Style in a jazz ensemble gives the sort of excitement the audience loves in the genre, changing the style in the piece is what makes jazz sound alike. Dan Bilawsky on the allaboutjazz article review, “Christian McBride Big Band: Bringin’ It”, gives his stance about how the album varies in style “track to track and moment to moment.” He gives the speculation that it is somewhat diverse from each piece of each song, like an adventure. Bilawsky is surely right about the fact that it changes, because that is one of the reasons why it speaks the similarities between them and the Mingus Big Band. John Fordham from theguardian stated in his 2016 review of the Mingus Big Band, that the ensemble is stated as “unpredictable”. This is what adventures are made to do, they are made to give an audience a ride they have never heard of; something that would never be predicted. This connection is very important that it builds up a template for new musicians to arrange their own works for larger ensembles. Set in the sparks of the new release of Bringing It, it serves the vital idea of modern big bands to create an adventure for their audience, and it being strikingly similar to the Mingus Big Band on giving later jazz arrangers a path to success.

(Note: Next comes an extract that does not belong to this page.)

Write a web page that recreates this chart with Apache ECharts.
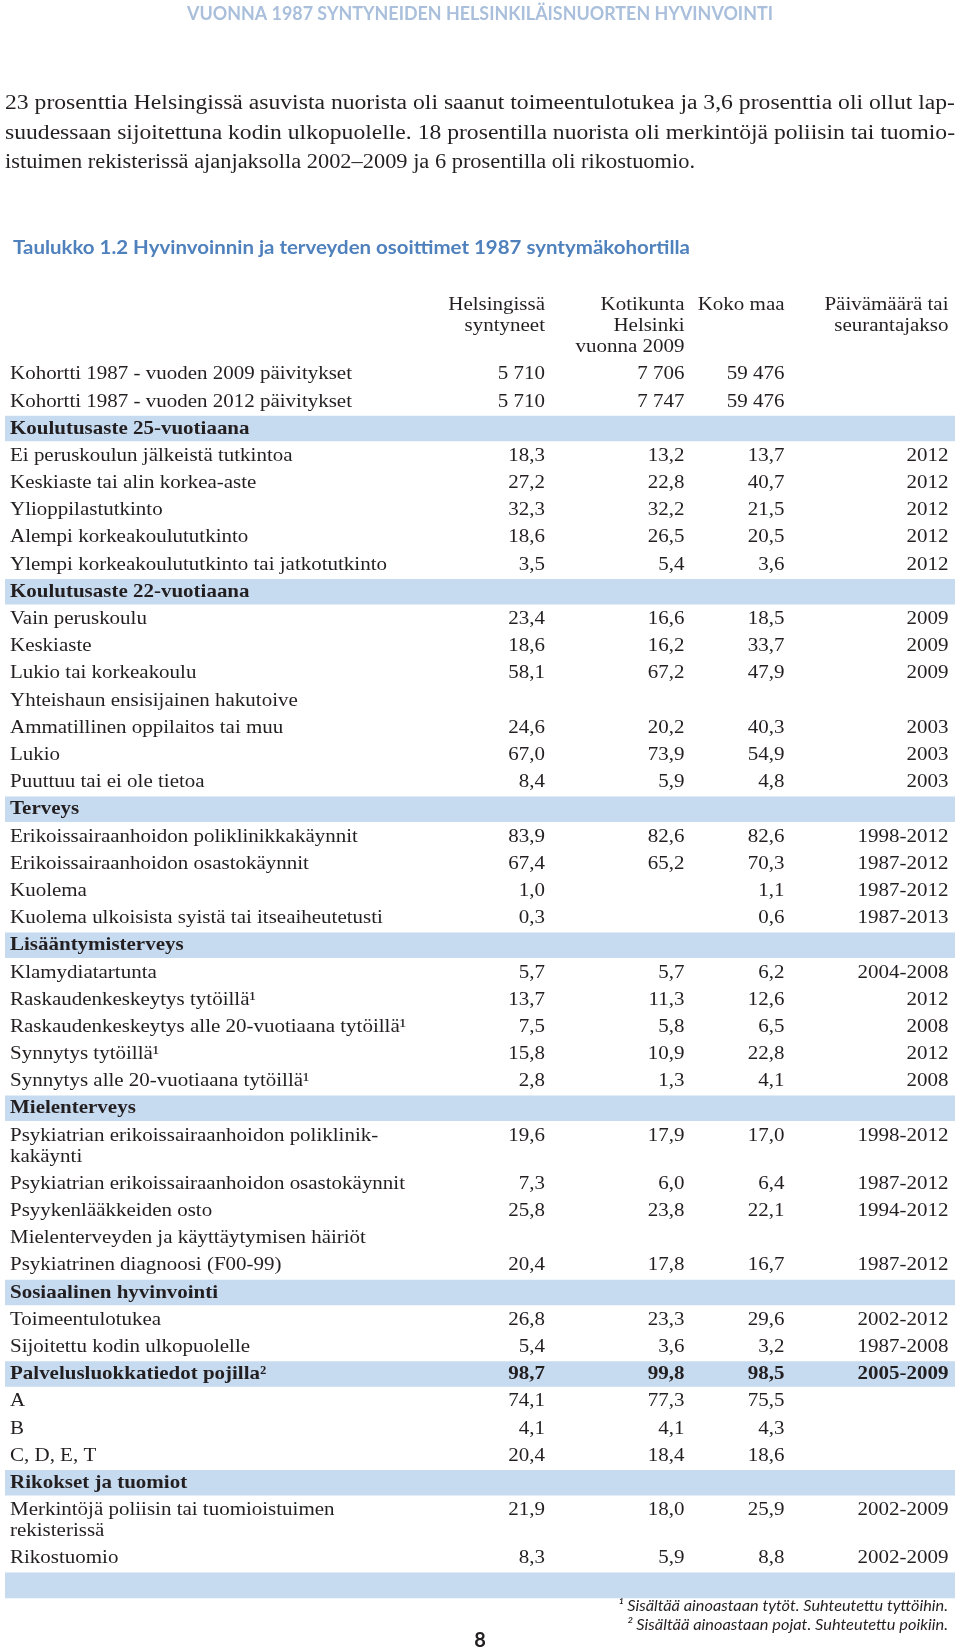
<!DOCTYPE html>
<html>
<head>
<meta charset="utf-8">
<script src="https://cdn.jsdelivr.net/npm/echarts@6/dist/echarts.min.js"></script>
<style>
  html, body { margin: 0; padding: 0; background: #fff; }
  #chart { width: 960px; height: 1649px; }
</style>
</head>
<body>
<div id="chart"></div>
<script>
// --- data ---------------------------------------------------------------
const rowLabels = [
  'Kohortti 1987 - vuoden 2009 päivitykset',
  'Kohortti 1987 - vuoden 2012 päivitykset',
  'Koulutusaste 25-vuotiaana',
  'Ei peruskoulun jälkeistä tutkintoa',
  'Keskiaste tai alin korkea-aste',
  'Ylioppilastutkinto',
  'Alempi korkeakoulututkinto',
  'Ylempi korkeakoulututkinto tai jatkotutkinto',
  'Koulutusaste 22-vuotiaana',
  'Vain peruskoulu',
  'Keskiaste',
  'Lukio tai korkeakoulu',
  'Yhteishaun ensisijainen hakutoive',
  'Ammatillinen oppilaitos tai muu',
  'Lukio',
  'Puuttuu tai ei ole tietoa',
  'Terveys',
  'Erikoissairaanhoidon poliklinikkakäynnit',
  'Erikoissairaanhoidon osastokäynnit',
  'Kuolema',
  'Kuolema ulkoisista syistä tai itseaiheutetusti',
  'Lisääntymisterveys',
  'Klamydiatartunta',
  'Raskaudenkeskeytys tytöillä¹',
  'Raskaudenkeskeytys alle 20-vuotiaana tytöillä¹',
  'Synnytys tytöillä¹',
  'Synnytys alle 20-vuotiaana tytöillä¹',
  'Mielenterveys',
  'Psykiatrian erikoissairaanhoidon poliklinik-\nkakäynti',
  'Psykiatrian erikoissairaanhoidon osastokäynnit',
  'Psyykenlääkkeiden osto',
  'Mielenterveyden ja käyttäytymisen häiriöt',
  'Psykiatrinen diagnoosi (F00-99)',
  'Sosiaalinen hyvinvointi',
  'Toimeentulotukea',
  'Sijoitettu kodin ulkopuolelle',
  'Palvelusluokkatiedot pojilla²',
  'A',
  'B',
  'C, D, E, T',
  'Rikokset ja tuomiot',
  'Merkintöjä poliisin tai tuomioistuimen\nrekisterissä',
  'Rikostuomio',
  ''
];

const helsinkiBorn = ['5 710', '5 710', '', '18,3', '27,2', '32,3', '18,6', '3,5', '', '23,4', '18,6', '58,1', '', '24,6', '67,0', '8,4',
  '', '83,9', '67,4', '1,0', '0,3', '', '5,7', '13,7', '7,5', '15,8', '2,8', '', '19,6', '7,3', '25,8', '', '20,4', '', '26,8', '5,4',
  '98,7', '74,1', '4,1', '20,4', '', '21,9', '8,3', ''];
const kotikunta = ['7 706', '7 747', '', '13,2', '22,8', '32,2', '26,5', '5,4', '', '16,6', '16,2', '67,2', '', '20,2', '73,9', '5,9',
  '', '82,6', '65,2', '', '', '', '5,7', '11,3', '5,8', '10,9', '1,3', '', '17,9', '6,0', '23,8', '', '17,8', '', '23,3', '3,6',
  '99,8', '77,3', '4,1', '18,4', '', '18,0', '5,9', ''];
const kokoMaa = ['59 476', '59 476', '', '13,7', '40,7', '21,5', '20,5', '3,6', '', '18,5', '33,7', '47,9', '', '40,3', '54,9', '4,8',
  '', '82,6', '70,3', '1,1', '0,6', '', '6,2', '12,6', '6,5', '22,8', '4,1', '', '17,0', '6,4', '22,1', '', '16,7', '', '29,6', '3,2',
  '98,5', '75,5', '4,3', '18,6', '', '25,9', '8,8', ''];
const period = ['', '', '', '2012', '2012', '2012', '2012', '2012', '', '2009', '2009', '2009', '', '2003', '2003', '2003',
  '', '1998-2012', '1987-2012', '1987-2012', '1987-2013', '', '2004-2008', '2012', '2008', '2012', '2008', '', '1998-2012', '1987-2012', '1994-2012', '', '1987-2012', '', '2002-2012', '1987-2008',
  '2005-2009', '', '', '', '', '2002-2009', '2002-2009', ''];

const sectionRows = ['Koulutusaste 25-vuotiaana', 'Koulutusaste 22-vuotiaana', 'Terveys', 'Lisääntymisterveys',
  'Mielenterveys', 'Sosiaalinen hyvinvointi', 'Palvelusluokkatiedot pojilla²', 'Rikokset ja tuomiot', ''];
const boldValueRows = ['Palvelusluokkatiedot pojilla²'];

const columnHeads = [
  ['Helsingissä', 'syntyneet'],
  ['Kotikunta', 'Helsinki', 'vuonna 2009'],
  ['Koko maa'],
  ['Päivämäärä tai', 'seurantajakso']
];

const pageTitle = 'VUONNA 1987 SYNTYNEIDEN HELSINKILÄISNUORTEN HYVINVOINTI';
const introLines = [
  '23 prosenttia Helsingissä asuvista nuorista oli saanut toimeentulotukea ja 3,6 prosenttia oli ollut lap-',
  'suudessaan sijoitettuna kodin ulkopuolelle. 18 prosentilla nuorista oli merkintöjä poliisin tai tuomio-',
  'istuimen rekisterissä ajanjaksolla 2002–2009 ja 6 prosentilla oli rikostuomio.'
];
const tableTitle = 'Taulukko 1.2 Hyvinvoinnin ja terveyden osoittimet 1987 syntymäkohortilla';
const footnotes = [
  '¹ Sisältää ainoastaan tytöt. Suhteutettu tyttöihin.',
  '² Sisältää ainoastaan pojat. Suhteutettu poikiin.'
];
const pageNumber = '8';

// --- layout -------------------------------------------------------------
const SERIF = '"Liberation Serif", "Times New Roman", serif';
const SANS = 'Lato, "Open Sans", sans-serif';
const TEXT = '#231f20';
const BAND = '#c6daf0';
const ROW_H = 27.19;
const LINE_H = 21;
const FIRST_ROW_Y = 374.2;
const LABEL_X = 10;
const COL_RIGHT = [545, 684.5, 784.5, 948.5];
const BAND_LEFT = 5, BAND_RIGHT = 955;

const measureCtx = document.createElement('canvas').getContext('2d');
function fitScale(text, font, width) {
  measureCtx.font = font;
  return width / measureCtx.measureText(text).width;
}

const tableFont = '19.5px ' + SERIF;
const TABLE_SCALE = fitScale('Psykiatrian erikoissairaanhoidon osastokäynnit', tableFont, 395);

// row centre positions in row units, two-line labels push following rows down
const rowPos = [];
let acc = 0;
rowLabels.forEach(function (label) {
  rowPos.push(acc);
  acc += 1 + (label.split('\n').length - 1) * (LINE_H / ROW_H);
});
const yMax = rowPos[rowPos.length - 1] + 0.5;

function cellText(text, x, y, align, bold) {
  return {
    type: 'text',
    x: x,
    y: y - LINE_H / 2,
    scaleX: TABLE_SCALE,
    style: {
      text: text,
      fill: TEXT,
      font: (bold ? 'bold ' : '') + tableFont,
      textAlign: align,
      textVerticalAlign: 'top',
      lineHeight: LINE_H
    }
  };
}

function plainText(text, x, y, font, fill, align, targetWidth) {
  return {
    type: 'text',
    x: x,
    y: y,
    scaleX: targetWidth ? fitScale(text, font, targetWidth) : 1,
    style: { text: text, font: font, fill: fill, textAlign: align, textVerticalAlign: 'middle' }
  };
}

const graphics = [];
graphics.push(plainText(pageTitle, 480, 14, 'bold 18.5px ' + SANS, '#a9bfdb', 'center', 586));
const introFont = '20px ' + SERIF;
const introWidths = [950, 950, 690];
introLines.forEach(function (line, k) {
  graphics.push(plainText(line, 5, 104 + k * 29.5, introFont, TEXT, 'left', introWidths[k]));
});
graphics.push(plainText(tableTitle, 13, 248, 'bold 19px ' + SANS, '#4f81bd', 'left', 677));
columnHeads.forEach(function (lines, c) {
  lines.forEach(function (line, k) {
    graphics.push(cellText(line, COL_RIGHT[c], FIRST_ROW_Y - 69 + k * LINE_H, 'right', false));
  });
});
const footFont = 'italic 15.5px ' + SANS;
graphics.push(plainText(footnotes[0], 948, 1606, footFont, TEXT, 'right', 330));
graphics.push(plainText(footnotes[1], 948, 1625, footFont, TEXT, 'right', 321));
graphics.push(plainText(pageNumber, 480, 1641, 'bold 20px ' + SANS, TEXT, 'center'));

const chart = echarts.init(document.getElementById('chart'), null, { renderer: 'canvas' });

chart.setOption({
  animation: false,
  backgroundColor: '#fff',
  grid: {
    left: 0,
    width: 960,
    top: FIRST_ROW_Y - 0.5 * ROW_H,
    height: (yMax + 0.5) * ROW_H
  },
  xAxis: { type: 'value', min: 0, max: 960, show: false },
  yAxis: { type: 'value', min: -0.5, max: yMax, inverse: true, show: false },
  graphic: graphics,
  series: [{
    type: 'custom',
    silent: true,
    data: rowLabels.map(function (_, i) { return [0, rowPos[i], i]; }),
    renderItem: function (params, api) {
      const i = api.value(2);
      const pos = rowPos[i];
      const y = api.coord([0, pos])[1];
      const unit = api.size([0, 1])[1];
      const xAt = function (v) { return api.coord([v, pos])[0]; };
      const label = rowLabels[i];
      const isSection = sectionRows.indexOf(label) >= 0;
      const boldValues = boldValueRows.indexOf(label) >= 0;
      const children = [];
      if (isSection) {
        children.push({
          type: 'rect',
          shape: { x: xAt(BAND_LEFT), y: y - unit * 0.47, width: xAt(BAND_RIGHT) - xAt(BAND_LEFT), height: unit * 0.94 },
          style: { fill: BAND }
        });
      }
      if (label) children.push(cellText(label, xAt(LABEL_X), y, 'left', isSection));
      [helsinkiBorn, kotikunta, kokoMaa, period].forEach(function (col, c) {
        if (col[i]) children.push(cellText(col[i], xAt(COL_RIGHT[c]), y, 'right', boldValues));
      });
      return { type: 'group', children: children };
    }
  }]
});
</script>
</body>
</html>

This vital idea from the two bands can also be in the form of arranging past music. The 2017 jazzmonthly featured release review of Bringin’ It brings a very important claim to the comparison. The article mentions that “respects the past while looking forward.” In other words, the presentation is played out in a way that commemorates the past while adding modern elements to it. This relates to the works of the Mingus Big Band from Richard S. Ginell’s allmusic biography of the late Charles Mingus, where he states that the band “resurrected many of Mingus’ most challenging scores”.

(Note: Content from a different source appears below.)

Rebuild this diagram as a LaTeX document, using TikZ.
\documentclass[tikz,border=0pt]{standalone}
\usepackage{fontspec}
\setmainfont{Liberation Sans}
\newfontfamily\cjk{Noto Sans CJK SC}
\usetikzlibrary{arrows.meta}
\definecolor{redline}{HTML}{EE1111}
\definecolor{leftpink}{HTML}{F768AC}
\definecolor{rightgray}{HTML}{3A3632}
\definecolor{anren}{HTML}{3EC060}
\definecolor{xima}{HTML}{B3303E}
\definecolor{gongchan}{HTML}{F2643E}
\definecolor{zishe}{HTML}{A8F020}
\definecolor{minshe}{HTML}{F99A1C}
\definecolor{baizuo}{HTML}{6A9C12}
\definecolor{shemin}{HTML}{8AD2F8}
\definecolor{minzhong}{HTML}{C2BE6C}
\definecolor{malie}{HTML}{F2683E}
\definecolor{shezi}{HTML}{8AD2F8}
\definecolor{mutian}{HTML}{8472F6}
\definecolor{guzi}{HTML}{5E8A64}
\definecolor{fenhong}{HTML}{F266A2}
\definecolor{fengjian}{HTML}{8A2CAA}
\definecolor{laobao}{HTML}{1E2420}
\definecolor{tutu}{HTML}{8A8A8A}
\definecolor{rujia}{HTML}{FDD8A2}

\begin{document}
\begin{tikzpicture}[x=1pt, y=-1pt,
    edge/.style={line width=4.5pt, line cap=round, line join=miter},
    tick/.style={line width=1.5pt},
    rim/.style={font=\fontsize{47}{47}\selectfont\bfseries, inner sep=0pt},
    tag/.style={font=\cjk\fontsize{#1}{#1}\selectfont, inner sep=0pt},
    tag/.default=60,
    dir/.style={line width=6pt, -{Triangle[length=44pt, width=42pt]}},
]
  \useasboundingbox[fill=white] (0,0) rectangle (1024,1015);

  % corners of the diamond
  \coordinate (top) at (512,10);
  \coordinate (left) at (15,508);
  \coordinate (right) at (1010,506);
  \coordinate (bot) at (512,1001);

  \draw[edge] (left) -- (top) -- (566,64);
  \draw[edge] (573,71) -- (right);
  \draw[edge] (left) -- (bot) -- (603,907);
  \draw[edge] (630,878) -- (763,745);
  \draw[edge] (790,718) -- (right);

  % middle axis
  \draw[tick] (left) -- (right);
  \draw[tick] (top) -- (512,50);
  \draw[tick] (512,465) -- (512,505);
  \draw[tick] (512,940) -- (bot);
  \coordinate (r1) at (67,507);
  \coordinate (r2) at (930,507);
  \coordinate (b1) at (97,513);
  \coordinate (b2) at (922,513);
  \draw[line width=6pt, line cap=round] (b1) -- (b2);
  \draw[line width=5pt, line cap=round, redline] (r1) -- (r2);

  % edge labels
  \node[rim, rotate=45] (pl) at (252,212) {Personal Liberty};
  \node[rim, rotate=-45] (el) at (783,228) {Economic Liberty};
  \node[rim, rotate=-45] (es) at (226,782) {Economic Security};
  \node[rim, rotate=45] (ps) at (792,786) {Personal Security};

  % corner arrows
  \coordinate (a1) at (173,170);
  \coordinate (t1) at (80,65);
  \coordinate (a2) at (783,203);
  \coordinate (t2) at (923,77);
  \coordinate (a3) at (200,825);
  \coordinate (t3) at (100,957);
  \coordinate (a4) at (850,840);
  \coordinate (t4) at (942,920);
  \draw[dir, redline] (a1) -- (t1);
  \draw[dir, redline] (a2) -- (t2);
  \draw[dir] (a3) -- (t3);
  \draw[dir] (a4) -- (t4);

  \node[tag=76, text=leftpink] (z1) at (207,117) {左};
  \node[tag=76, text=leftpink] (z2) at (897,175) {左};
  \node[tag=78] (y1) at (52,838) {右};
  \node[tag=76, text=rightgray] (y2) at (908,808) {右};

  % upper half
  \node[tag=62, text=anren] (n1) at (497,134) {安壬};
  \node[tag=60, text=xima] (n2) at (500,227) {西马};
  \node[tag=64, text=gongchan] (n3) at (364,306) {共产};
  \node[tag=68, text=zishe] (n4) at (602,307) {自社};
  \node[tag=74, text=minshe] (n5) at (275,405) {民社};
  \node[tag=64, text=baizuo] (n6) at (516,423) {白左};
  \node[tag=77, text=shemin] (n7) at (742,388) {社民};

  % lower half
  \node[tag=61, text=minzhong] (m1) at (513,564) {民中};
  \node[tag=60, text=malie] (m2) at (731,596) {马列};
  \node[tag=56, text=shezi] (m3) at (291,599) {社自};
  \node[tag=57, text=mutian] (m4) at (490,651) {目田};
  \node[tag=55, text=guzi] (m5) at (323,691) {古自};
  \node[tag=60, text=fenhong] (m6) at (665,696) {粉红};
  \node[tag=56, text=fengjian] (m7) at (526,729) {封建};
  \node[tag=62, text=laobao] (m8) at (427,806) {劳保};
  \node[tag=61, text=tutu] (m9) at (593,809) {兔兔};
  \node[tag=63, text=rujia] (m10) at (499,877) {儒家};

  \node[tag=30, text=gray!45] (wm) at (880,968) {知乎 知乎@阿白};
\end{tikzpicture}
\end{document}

The Mingus blend of wildly colorful eclecticism solidly rooted in jazz history should serve his legacy well in a future increasingly populated by young conservatives who want to pay their respects to tradition and try something different.
This entails that the band pays their respects to their founders past work and looks forward into the modern elements associated with today’s jazz arrangers. According to the jazzmonthly review and Ginell, it completely mirrors the idea that the band gives the past respect, and looks forward into the future. It is also indirectly influenced the idea where the newer jazz arrangers would have a template for formatting their piece into a modern big band structure, because these factors will echo with newer collectives.

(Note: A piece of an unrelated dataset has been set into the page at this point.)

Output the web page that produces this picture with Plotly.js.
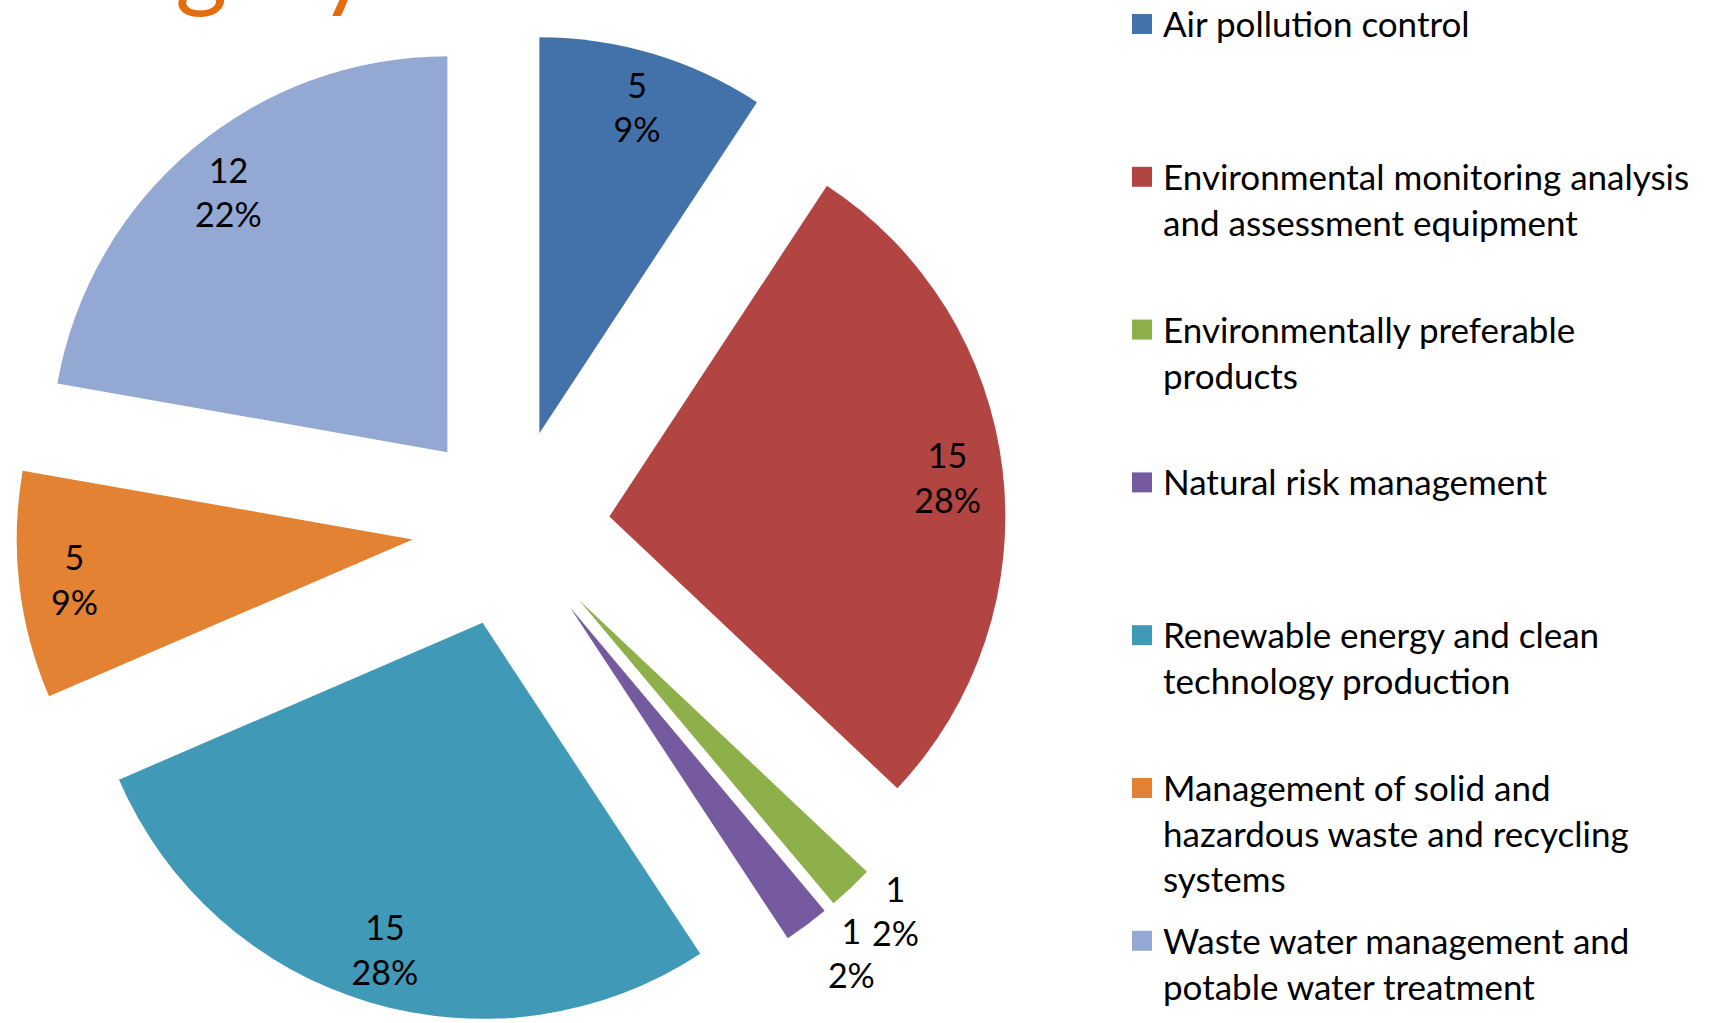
<!DOCTYPE html>
<html>
<head>
<meta charset="utf-8">
<script src="https://cdn.plot.ly/plotly-3.0.1.min.js"></script>
<style>html,body{margin:0;padding:0;background:#fff;overflow:hidden}</style>
</head>
<body>
<div id="chart" style="width:1718px;height:1023px"></div>
<script>
// ---- data ----
const categories = [
  'Air pollution control',
  'Environmental monitoring analysis and assessment equipment',
  'Environmentally preferable products',
  'Natural risk management',
  'Renewable energy and clean technology production',
  'Management of solid and hazardous waste and recycling systems',
  'Waste water management and potable water treatment'
];
const counts = [5, 15, 1, 1, 15, 5, 12];
const legendText = [
  'Air pollution control',
  'Environmental monitoring analysis<br>and assessment equipment',
  'Environmentally preferable<br>products',
  'Natural risk management',
  'Renewable energy and clean<br>technology production',
  'Management of solid and<br>hazardous waste and recycling<br>systems',
  'Waste water management and<br>potable water treatment'
];
const sliceColors = ['#4372AA', '#B24541', '#8DB04B', '#765AA0', '#4099B6', '#E38232', '#93A9D4'];
// labels drawn by the ring overlay (main) and by the fill trace (so the two small
// outside labels are not pushed apart by the same trace)
const ringLabelPos = ['inside', 'inside', 'outside', 'none', 'inside', 'inside', 'inside'];
const fillLabelPos = ['none', 'none', 'none', 'outside', 'none', 'none', 'none'];
const titleFragment = 'Category';

// ---- layout helpers ----
const W = 1718, H = 1023;
const px = x => x / W;
const py = y => 1 - y / H;
const FONT = 'Lato, "Open Sans", sans-serif';
const labelFont = {family: FONT, size: 34, color: '#000'};

const pieBase = {
  type: 'pie',
  values: counts,
  labels: categories,
  sort: false,
  direction: 'clockwise',
  rotation: 0,
  pull: 0.25,
  domain: {x: [px(11), px(1011)], y: [0, 990 / H]},
  showlegend: false,
  texttemplate: '%{value}<br>%{percent:.0%}',
  insidetextorientation: 'horizontal',
  textfont: labelFont,
  outsidetextfont: labelFont
};

const fillTrace = Object.assign({}, pieBase, {
  marker: {colors: sliceColors, line: {width: 0}},
  textposition: fillLabelPos,
  hoverinfo: 'label+value+percent'
});

const textTrace = Object.assign({}, pieBase, {
  hole: 0.72,
  marker: {colors: counts.map(() => 'rgba(0,0,0,0)'), line: {width: 0}},
  textposition: ringLabelPos,
  hoverinfo: 'skip'
});

const firstLineCenter = 24, itemStep = 152.8;
const annotations = legendText.map((t, i) => ({
  xref: 'paper', yref: 'paper',
  x: px(1161), y: py(firstLineCenter + i * itemStep - 24),
  xanchor: 'left', yanchor: 'top', align: 'left',
  text: t, showarrow: false,
  font: {family: FONT, size: 35, color: '#000'}
}));
annotations.push({
  xref: 'paper', yref: 'paper',
  x: px(-31), y: py(22), xanchor: 'left', yanchor: 'bottom',
  text: titleFragment, showarrow: false,
  font: {family: FONT, size: 100, color: '#E46C0A'}
});

const shapes = sliceColors.map((c, i) => {
  const cy = firstLineCenter + i * itemStep;
  return {
    type: 'rect', xref: 'paper', yref: 'paper',
    x0: px(1132), x1: px(1152), y0: py(cy + 10), y1: py(cy - 10),
    fillcolor: c, line: {width: 0}
  };
});

const layout = {
  width: W, height: H,
  margin: {l: 0, r: 0, t: 0, b: 0},
  paper_bgcolor: '#fff',
  plot_bgcolor: '#fff',
  showlegend: false,
  annotations: annotations,
  shapes: shapes,
  font: {family: FONT}
};

Plotly.newPlot('chart', [fillTrace, textTrace], layout, {displayModeBar: false, staticPlot: true});
</script>
</body>
</html>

The late Charles Mingus gives his ideas to his band before he died in 1979, and led his legacy to live on among his group, the same on how Christian McBride tells his group. This correlation will result in younger musicians to thrive on their ideas of adventure and keeping the past in mind. This structure lays the foundation of the art of modern big band, and that foundation is made of Mingus, while McBride carries the torch that was left on the front porch of the Mingus Big Band. Once you find yourselves in one of the seats of the Jazz Festival featuring the McBride Big Band with new music put onto the table, you will find the timeline of jazz history float in front of you.